Los Estados Pontificios no podían
sustraerse a los acontecimientos que se estaban produciendo en la convulsa
Italia de mediados del siglo XIV. Sin contar con la desvinculación de
algunos feudos tradicionales de la corte romana, como Sicilia, en poder ahora
de la Corona de Aragón, o el reino de Nápoles, bajo la autoridad de la casa de Anjou, el propio estado pontificio estaba en
descomposición. Así lo ponían de manifiesto casos como el de Giovanni
di Vico, que se había erigido en señor de Viterbo tras hacerse con una extensa zona
territorial perteneciente al papa; o el de la insumisión en que se encontraba
el ducado de Spoleto; o el de la fáctica
independencia del marquesado de Ancona; o el de la privatización de Fermo llevada a cabo
por Gentile de Mogliano y la de Camerino por Ridolfo de Varano; o el de la abierta
rebeldía de los Malatesta; o el de Francesco degli Ordelaffi,
que se había hecho con una gran parte de la Romaña; o el de Montefeltro que
señoreaba los distritos de Urbino y Cagli; o el de la ciudad de Senigallia
apartada de la obediencia papal; o el de Bernardino y Guido de Polenta, que se
habían adueñado de Rávena y de Cervia, respectivamente; o el de Giovanni y
Riniero Manfredi que habían hecho lo propio con Faenza;
o el de Giovanni d’Ollegio que mantenía bajo su posesión la ciudad de Bolonia.
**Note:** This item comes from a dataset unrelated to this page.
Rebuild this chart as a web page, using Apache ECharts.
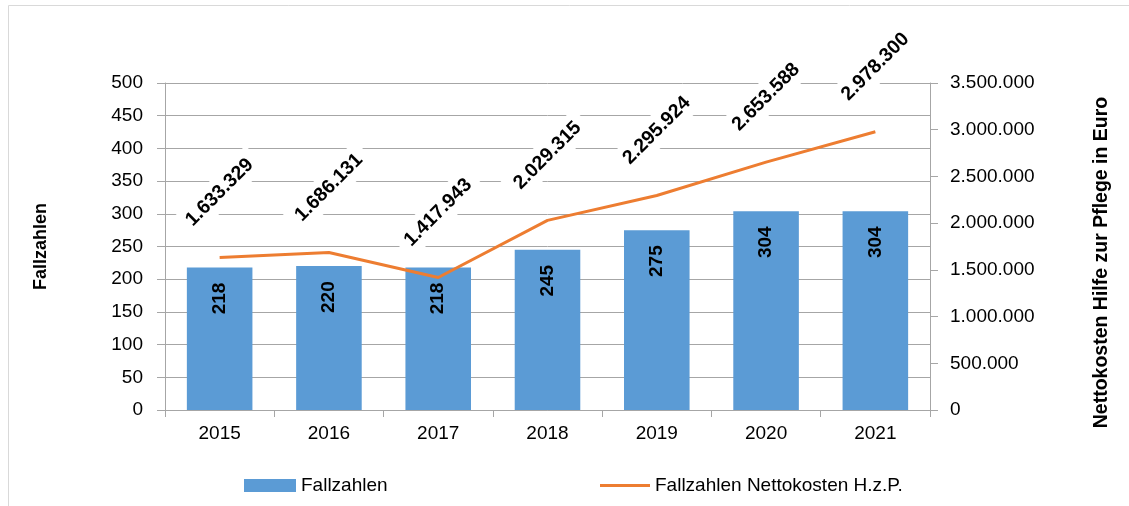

Era precisa una actuación resuelta y
aplastante contra todos aquellos rebeldes si se quería reunificar el patrimonio de San Pedro. Aprovechando la
presencia en Aviñón del español Gil de Albornoz, arzobispo de Toledo y avezado militar, que había participado con las
huestes de Alfonso XI de Castilla en la Batalla del Salado y en el sitio de
Algeciras, Clemente VI le elevó al
cardenalato y le confió la misión de reclutar un ejército. Dos años después
(1353), entronizado ya Inocencio VI, portando una bula por la que se le
nombraba legado papal plenipotenciario para los Estados Pontificios, se aplicó
Gil de Albornoz a la misión encomendada, consiguiendo militarmente todos sus
objetivos. Recuperó cuantos territorios habían sido usurpados y doblegó a los
altivos cabecillas de la insubordinación italiana; los estados de la Iglesia
volvían, agrupados, a la obediencia del papa. Albornoz también redactó y puso
en práctica el primer marco jurídico específico para los Estados Pontificios,
las Constitutiones Aegidianae (las Constituciones Egidianas
–por Egidio, esto es, por Gil) que siguieron en funcionamiento hasta los Pactos de Letrán (1929) que fundan la Ciudad del Vaticano.